## INFORMATION SHOWN
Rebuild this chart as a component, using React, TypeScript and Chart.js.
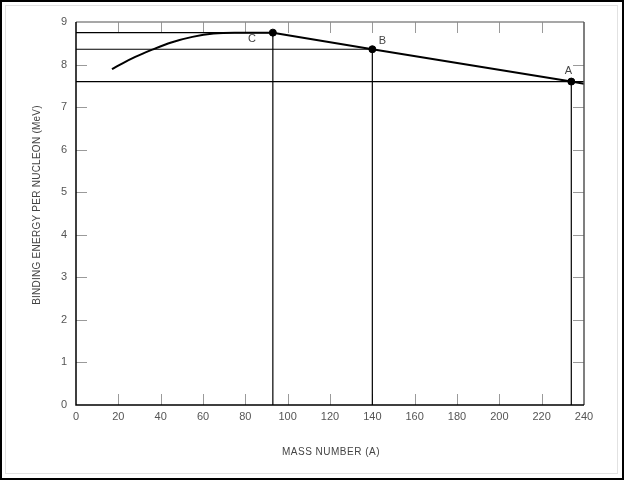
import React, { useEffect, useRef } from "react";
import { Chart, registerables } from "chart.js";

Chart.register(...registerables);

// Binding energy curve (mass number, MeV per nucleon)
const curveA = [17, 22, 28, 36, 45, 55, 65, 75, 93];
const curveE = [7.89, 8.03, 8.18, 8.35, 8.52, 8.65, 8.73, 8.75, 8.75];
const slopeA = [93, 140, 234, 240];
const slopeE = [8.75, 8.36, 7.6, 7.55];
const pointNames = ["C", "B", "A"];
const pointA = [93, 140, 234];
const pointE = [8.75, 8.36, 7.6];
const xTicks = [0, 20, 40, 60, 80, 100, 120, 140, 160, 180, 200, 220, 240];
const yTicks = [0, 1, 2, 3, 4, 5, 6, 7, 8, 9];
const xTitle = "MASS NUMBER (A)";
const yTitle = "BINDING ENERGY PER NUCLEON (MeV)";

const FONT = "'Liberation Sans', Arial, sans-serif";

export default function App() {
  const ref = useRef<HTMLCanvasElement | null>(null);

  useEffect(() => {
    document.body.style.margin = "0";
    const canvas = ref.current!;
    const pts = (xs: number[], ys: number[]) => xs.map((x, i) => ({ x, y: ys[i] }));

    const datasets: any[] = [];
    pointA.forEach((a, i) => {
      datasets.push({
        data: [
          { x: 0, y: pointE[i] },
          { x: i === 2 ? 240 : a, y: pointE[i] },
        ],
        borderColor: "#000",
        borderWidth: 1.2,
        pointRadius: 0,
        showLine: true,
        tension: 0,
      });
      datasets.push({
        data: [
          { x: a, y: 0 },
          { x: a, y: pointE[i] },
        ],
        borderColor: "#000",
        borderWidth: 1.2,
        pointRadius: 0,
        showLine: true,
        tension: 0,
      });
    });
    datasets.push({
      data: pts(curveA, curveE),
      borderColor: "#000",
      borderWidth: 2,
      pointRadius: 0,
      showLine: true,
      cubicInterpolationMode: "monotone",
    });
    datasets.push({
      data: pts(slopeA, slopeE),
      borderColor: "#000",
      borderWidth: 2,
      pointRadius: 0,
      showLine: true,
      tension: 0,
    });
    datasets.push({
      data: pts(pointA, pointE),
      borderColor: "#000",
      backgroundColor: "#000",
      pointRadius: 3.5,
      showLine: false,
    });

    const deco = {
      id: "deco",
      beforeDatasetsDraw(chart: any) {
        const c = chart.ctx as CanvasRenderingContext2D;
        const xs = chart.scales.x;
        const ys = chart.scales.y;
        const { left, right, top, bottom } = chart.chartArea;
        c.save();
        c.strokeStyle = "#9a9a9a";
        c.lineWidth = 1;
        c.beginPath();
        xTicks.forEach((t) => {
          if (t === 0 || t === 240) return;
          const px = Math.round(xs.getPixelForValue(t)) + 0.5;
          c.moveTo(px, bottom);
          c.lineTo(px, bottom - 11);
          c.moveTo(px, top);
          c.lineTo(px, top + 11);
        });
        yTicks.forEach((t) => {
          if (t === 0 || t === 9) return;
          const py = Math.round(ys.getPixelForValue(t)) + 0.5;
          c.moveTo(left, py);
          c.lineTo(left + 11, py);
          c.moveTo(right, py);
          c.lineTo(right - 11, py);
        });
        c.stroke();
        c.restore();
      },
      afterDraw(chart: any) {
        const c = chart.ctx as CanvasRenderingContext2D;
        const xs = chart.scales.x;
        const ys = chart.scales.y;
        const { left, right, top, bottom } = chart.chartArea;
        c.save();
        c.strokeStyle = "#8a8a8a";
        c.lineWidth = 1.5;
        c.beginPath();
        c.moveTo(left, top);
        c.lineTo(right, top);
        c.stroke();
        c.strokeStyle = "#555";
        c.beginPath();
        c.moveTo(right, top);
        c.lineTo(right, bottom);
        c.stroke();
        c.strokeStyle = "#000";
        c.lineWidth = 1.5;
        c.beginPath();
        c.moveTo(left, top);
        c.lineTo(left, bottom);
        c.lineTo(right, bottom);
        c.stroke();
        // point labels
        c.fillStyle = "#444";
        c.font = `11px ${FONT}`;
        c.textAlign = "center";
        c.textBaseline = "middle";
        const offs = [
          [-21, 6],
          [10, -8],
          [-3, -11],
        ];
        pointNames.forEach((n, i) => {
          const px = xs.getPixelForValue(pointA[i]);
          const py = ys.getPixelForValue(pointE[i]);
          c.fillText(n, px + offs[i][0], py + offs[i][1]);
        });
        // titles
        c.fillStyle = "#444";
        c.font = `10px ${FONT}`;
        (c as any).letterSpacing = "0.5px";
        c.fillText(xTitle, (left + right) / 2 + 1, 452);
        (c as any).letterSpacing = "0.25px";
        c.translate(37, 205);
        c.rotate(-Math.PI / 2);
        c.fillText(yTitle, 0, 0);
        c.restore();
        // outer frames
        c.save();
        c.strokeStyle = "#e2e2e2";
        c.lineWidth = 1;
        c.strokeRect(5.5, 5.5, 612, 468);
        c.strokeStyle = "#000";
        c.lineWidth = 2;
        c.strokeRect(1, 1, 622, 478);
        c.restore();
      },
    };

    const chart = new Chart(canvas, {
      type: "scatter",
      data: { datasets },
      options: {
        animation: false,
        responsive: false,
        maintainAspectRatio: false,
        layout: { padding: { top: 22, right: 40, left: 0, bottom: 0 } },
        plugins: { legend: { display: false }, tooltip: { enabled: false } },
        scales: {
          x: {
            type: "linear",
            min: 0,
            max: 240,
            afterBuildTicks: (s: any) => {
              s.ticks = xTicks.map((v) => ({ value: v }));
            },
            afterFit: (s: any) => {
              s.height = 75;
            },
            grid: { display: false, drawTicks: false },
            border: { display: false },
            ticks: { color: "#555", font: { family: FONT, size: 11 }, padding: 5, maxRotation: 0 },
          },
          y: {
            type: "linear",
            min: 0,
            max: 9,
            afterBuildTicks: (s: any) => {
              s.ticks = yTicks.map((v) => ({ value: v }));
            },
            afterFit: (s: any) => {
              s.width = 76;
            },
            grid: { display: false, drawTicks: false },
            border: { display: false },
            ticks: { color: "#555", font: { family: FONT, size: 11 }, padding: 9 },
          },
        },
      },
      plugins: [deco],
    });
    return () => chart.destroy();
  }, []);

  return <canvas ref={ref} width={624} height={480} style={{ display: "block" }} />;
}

## STATED GOAL
Your copy of the data above should match it exactly, except that pictures are left out.

## PROBLEM SOLUTION
Rebuild this chart as a component, using React, TypeScript and Chart.js.
import React, { useEffect, useRef } from "react";
import { Chart, registerables } from "chart.js";

Chart.register(...registerables);

// Binding energy curve (mass number, MeV per nucleon)
const curveA = [17, 22, 28, 36, 45, 55, 65, 75, 93];
const curveE = [7.89, 8.03, 8.18, 8.35, 8.52, 8.65, 8.73, 8.75, 8.75];
const slopeA = [93, 140, 234, 240];
const slopeE = [8.75, 8.36, 7.6, 7.55];
const pointNames = ["C", "B", "A"];
const pointA = [93, 140, 234];
const pointE = [8.75, 8.36, 7.6];
const xTicks = [0, 20, 40, 60, 80, 100, 120, 140, 160, 180, 200, 220, 240];
const yTicks = [0, 1, 2, 3, 4, 5, 6, 7, 8, 9];
const xTitle = "MASS NUMBER (A)";
const yTitle = "BINDING ENERGY PER NUCLEON (MeV)";

const FONT = "'Liberation Sans', Arial, sans-serif";

export default function App() {
  const ref = useRef<HTMLCanvasElement | null>(null);

  useEffect(() => {
    document.body.style.margin = "0";
    const canvas = ref.current!;
    const pts = (xs: number[], ys: number[]) => xs.map((x, i) => ({ x, y: ys[i] }));

    const datasets: any[] = [];
    pointA.forEach((a, i) => {
      datasets.push({
        data: [
          { x: 0, y: pointE[i] },
          { x: i === 2 ? 240 : a, y: pointE[i] },
        ],
        borderColor: "#000",
        borderWidth: 1.2,
        pointRadius: 0,
        showLine: true,
        tension: 0,
      });
      datasets.push({
        data: [
          { x: a, y: 0 },
          { x: a, y: pointE[i] },
        ],
        borderColor: "#000",
        borderWidth: 1.2,
        pointRadius: 0,
        showLine: true,
        tension: 0,
      });
    });
    datasets.push({
      data: pts(curveA, curveE),
      borderColor: "#000",
      borderWidth: 2,
      pointRadius: 0,
      showLine: true,
      cubicInterpolationMode: "monotone",
    });
    datasets.push({
      data: pts(slopeA, slopeE),
      borderColor: "#000",
      borderWidth: 2,
      pointRadius: 0,
      showLine: true,
      tension: 0,
    });
    datasets.push({
      data: pts(pointA, pointE),
      borderColor: "#000",
      backgroundColor: "#000",
      pointRadius: 3.5,
      showLine: false,
    });

    const deco = {
      id: "deco",
      beforeDatasetsDraw(chart: any) {
        const c = chart.ctx as CanvasRenderingContext2D;
        const xs = chart.scales.x;
        const ys = chart.scales.y;
        const { left, right, top, bottom } = chart.chartArea;
        c.save();
        c.strokeStyle = "#9a9a9a";
        c.lineWidth = 1;
        c.beginPath();
        xTicks.forEach((t) => {
          if (t === 0 || t === 240) return;
          const px = Math.round(xs.getPixelForValue(t)) + 0.5;
          c.moveTo(px, bottom);
          c.lineTo(px, bottom - 11);
          c.moveTo(px, top);
          c.lineTo(px, top + 11);
        });
        yTicks.forEach((t) => {
          if (t === 0 || t === 9) return;
          const py = Math.round(ys.getPixelForValue(t)) + 0.5;
          c.moveTo(left, py);
          c.lineTo(left + 11, py);
          c.moveTo(right, py);
          c.lineTo(right - 11, py);
        });
        c.stroke();
        c.restore();
      },
      afterDraw(chart: any) {
        const c = chart.ctx as CanvasRenderingContext2D;
        const xs = chart.scales.x;
        const ys = chart.scales.y;
        const { left, right, top, bottom } = chart.chartArea;
        c.save();
        c.strokeStyle = "#8a8a8a";
        c.lineWidth = 1.5;
        c.beginPath();
        c.moveTo(left, top);
        c.lineTo(right, top);
        c.stroke();
        c.strokeStyle = "#555";
        c.beginPath();
        c.moveTo(right, top);
        c.lineTo(right, bottom);
        c.stroke();
        c.strokeStyle = "#000";
        c.lineWidth = 1.5;
        c.beginPath();
        c.moveTo(left, top);
        c.lineTo(left, bottom);
        c.lineTo(right, bottom);
        c.stroke();
        // point labels
        c.fillStyle = "#444";
        c.font = `11px ${FONT}`;
        c.textAlign = "center";
        c.textBaseline = "middle";
        const offs = [
          [-21, 6],
          [10, -8],
          [-3, -11],
        ];
        pointNames.forEach((n, i) => {
          const px = xs.getPixelForValue(pointA[i]);
          const py = ys.getPixelForValue(pointE[i]);
          c.fillText(n, px + offs[i][0], py + offs[i][1]);
        });
        // titles
        c.fillStyle = "#444";
        c.font = `10px ${FONT}`;
        (c as any).letterSpacing = "0.5px";
        c.fillText(xTitle, (left + right) / 2 + 1, 452);
        (c as any).letterSpacing = "0.25px";
        c.translate(37, 205);
        c.rotate(-Math.PI / 2);
        c.fillText(yTitle, 0, 0);
        c.restore();
        // outer frames
        c.save();
        c.strokeStyle = "#e2e2e2";
        c.lineWidth = 1;
        c.strokeRect(5.5, 5.5, 612, 468);
        c.strokeStyle = "#000";
        c.lineWidth = 2;
        c.strokeRect(1, 1, 622, 478);
        c.restore();
      },
    };

    const chart = new Chart(canvas, {
      type: "scatter",
      data: { datasets },
      options: {
        animation: false,
        responsive: false,
        maintainAspectRatio: false,
        layout: { padding: { top: 22, right: 40, left: 0, bottom: 0 } },
        plugins: { legend: { display: false }, tooltip: { enabled: false } },
        scales: {
          x: {
            type: "linear",
            min: 0,
            max: 240,
            afterBuildTicks: (s: any) => {
              s.ticks = xTicks.map((v) => ({ value: v }));
            },
            afterFit: (s: any) => {
              s.height = 75;
            },
            grid: { display: false, drawTicks: false },
            border: { display: false },
            ticks: { color: "#555", font: { family: FONT, size: 11 }, padding: 5, maxRotation: 0 },
          },
          y: {
            type: "linear",
            min: 0,
            max: 9,
            afterBuildTicks: (s: any) => {
              s.ticks = yTicks.map((v) => ({ value: v }));
            },
            afterFit: (s: any) => {
              s.width = 76;
            },
            grid: { display: false, drawTicks: false },
            border: { display: false },
            ticks: { color: "#555", font: { family: FONT, size: 11 }, padding: 9 },
          },
        },
      },
      plugins: [deco],
    });
    return () => chart.destroy();
  }, []);

  return <canvas ref={ref} width={624} height={480} style={{ display: "block" }} />;
}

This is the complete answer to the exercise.